I think that right now is not a problem, looking at the project to grow there are different goals as thinking in agile context.
- October community campaign Promote better Common Voice to have more recordings or what we are doing in any case is useless. The corpus in a lot of language is not still at the goal defined 2 years ago when the project started (English as first example of 2000 hours)
- https://hacks.mozilla.org/2017/11/a-journey-to-10-word-error-rate/ the error rate is very low and we can focus as community when all the languages or the majority reached the hours recording goal
- Add support for accents 🗣 Feedback needed: Languages and accents strategy because we are excluding some area and also lot of information in the dataset (as example the DS French model use a dataset of African French accents)
Remember for anyone that want to join the discussion that without promotion and awareness about the project it is useless what we are doing. As example now is an year that I invest a lot of time for Italian with the community etc, and I prefer to see more people that use the project and understand why they have to contribute.
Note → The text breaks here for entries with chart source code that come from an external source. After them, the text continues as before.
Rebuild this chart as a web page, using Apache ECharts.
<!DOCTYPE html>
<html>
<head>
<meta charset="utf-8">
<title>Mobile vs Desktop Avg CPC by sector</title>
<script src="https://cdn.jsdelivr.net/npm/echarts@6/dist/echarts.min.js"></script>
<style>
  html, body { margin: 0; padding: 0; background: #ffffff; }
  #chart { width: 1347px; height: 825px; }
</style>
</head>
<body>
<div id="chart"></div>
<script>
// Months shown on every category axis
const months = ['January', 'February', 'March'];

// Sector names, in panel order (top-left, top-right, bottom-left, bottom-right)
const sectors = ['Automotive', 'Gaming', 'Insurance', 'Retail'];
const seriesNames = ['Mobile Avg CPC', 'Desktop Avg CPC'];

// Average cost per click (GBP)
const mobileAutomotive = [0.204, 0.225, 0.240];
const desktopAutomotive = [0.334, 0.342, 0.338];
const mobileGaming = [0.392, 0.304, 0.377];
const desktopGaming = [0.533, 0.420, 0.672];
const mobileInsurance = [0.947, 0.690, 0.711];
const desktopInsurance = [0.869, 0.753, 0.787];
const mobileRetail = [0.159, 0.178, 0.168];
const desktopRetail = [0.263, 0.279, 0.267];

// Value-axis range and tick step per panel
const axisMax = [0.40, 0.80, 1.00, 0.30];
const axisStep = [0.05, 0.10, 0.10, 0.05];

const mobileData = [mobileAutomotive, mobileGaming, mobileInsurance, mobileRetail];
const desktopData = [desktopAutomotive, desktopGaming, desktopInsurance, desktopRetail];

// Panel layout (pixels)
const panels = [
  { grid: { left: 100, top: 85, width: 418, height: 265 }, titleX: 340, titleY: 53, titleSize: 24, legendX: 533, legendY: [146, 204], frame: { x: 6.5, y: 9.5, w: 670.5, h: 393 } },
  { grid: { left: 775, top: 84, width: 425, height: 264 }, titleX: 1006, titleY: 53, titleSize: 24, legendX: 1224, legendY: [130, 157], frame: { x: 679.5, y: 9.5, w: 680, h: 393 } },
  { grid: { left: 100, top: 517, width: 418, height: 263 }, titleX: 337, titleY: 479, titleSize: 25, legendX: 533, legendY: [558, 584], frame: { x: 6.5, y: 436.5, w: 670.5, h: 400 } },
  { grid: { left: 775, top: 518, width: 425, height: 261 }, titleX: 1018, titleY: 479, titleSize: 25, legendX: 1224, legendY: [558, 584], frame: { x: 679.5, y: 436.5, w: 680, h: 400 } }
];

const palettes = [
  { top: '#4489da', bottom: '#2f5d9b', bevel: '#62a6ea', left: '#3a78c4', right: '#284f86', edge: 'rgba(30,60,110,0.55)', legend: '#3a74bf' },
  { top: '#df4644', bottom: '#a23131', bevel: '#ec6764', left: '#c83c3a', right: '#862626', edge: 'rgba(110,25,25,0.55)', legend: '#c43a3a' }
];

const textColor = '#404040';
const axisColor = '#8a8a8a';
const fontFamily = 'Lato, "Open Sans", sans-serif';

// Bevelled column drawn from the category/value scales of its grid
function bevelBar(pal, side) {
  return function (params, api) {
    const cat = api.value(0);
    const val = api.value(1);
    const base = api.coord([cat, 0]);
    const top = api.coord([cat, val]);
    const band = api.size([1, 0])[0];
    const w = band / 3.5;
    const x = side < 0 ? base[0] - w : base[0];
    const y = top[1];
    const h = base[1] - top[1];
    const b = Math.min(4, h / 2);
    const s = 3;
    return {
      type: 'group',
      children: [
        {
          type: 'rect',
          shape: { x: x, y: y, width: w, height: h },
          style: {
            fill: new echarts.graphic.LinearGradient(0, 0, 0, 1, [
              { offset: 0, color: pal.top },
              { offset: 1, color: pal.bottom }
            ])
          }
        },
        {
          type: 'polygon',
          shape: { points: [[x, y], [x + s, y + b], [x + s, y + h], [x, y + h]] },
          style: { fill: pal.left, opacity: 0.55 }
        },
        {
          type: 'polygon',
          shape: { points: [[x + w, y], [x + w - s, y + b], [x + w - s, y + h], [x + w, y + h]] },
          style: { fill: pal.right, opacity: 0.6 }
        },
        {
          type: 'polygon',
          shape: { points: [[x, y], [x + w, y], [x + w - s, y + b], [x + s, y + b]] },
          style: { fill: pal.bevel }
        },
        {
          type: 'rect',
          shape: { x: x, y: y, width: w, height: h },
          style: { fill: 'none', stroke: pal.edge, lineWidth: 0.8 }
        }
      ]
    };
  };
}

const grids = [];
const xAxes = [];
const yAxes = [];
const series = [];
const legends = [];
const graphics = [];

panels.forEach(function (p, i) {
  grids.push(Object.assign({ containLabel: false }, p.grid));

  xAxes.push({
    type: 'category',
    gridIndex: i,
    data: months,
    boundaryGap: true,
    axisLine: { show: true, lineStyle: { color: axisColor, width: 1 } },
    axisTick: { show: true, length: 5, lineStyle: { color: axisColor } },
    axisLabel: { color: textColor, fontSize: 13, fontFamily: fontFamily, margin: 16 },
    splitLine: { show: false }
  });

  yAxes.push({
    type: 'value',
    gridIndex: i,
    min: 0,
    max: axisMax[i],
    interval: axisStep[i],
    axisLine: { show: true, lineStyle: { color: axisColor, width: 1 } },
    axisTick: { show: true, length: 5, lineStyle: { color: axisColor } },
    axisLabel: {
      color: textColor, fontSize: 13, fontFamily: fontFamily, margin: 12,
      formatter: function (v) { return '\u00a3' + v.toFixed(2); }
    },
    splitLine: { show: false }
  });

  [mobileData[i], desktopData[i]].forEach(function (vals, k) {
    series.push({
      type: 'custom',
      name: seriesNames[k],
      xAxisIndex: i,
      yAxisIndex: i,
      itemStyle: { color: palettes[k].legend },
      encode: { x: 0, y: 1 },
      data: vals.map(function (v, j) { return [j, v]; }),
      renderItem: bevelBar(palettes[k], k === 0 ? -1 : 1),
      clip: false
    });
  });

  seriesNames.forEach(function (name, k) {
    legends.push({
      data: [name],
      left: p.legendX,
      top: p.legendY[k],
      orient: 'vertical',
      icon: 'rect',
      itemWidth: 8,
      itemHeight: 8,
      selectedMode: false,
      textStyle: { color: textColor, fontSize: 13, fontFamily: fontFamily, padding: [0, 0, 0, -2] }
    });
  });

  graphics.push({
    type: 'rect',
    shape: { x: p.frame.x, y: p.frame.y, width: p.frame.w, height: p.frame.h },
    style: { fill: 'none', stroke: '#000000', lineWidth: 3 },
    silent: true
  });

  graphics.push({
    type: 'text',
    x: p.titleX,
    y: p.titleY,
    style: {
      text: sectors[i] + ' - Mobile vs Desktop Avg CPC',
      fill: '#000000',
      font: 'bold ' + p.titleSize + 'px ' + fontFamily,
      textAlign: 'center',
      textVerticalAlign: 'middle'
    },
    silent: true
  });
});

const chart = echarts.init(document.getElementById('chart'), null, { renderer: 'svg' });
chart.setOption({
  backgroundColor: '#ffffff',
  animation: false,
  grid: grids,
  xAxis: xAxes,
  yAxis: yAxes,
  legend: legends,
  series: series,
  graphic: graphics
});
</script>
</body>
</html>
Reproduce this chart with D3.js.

The Italian case is emblematic, we have a lot of contributors 799 with 47 hours compared to German with 7300~ and 396 hours or French 7000~ with 267 hours (numbers from https://voice.mozilla.org/it/languages).
We have more people compared to the recording hours of those languages but we are not able to keep contributors be part of the project and I think that we need that to move on the project also to other discussion.
Bad words list is a way to achieve a result to get more people, is true but right now we are not able to keep the people we have to contribute that is the big problem, at least from my point of view.
So getting back this thread to the discussion, maybe we can do in the scraper support for a second list of sentences with profanities etc and based on the age of the user CV will show them.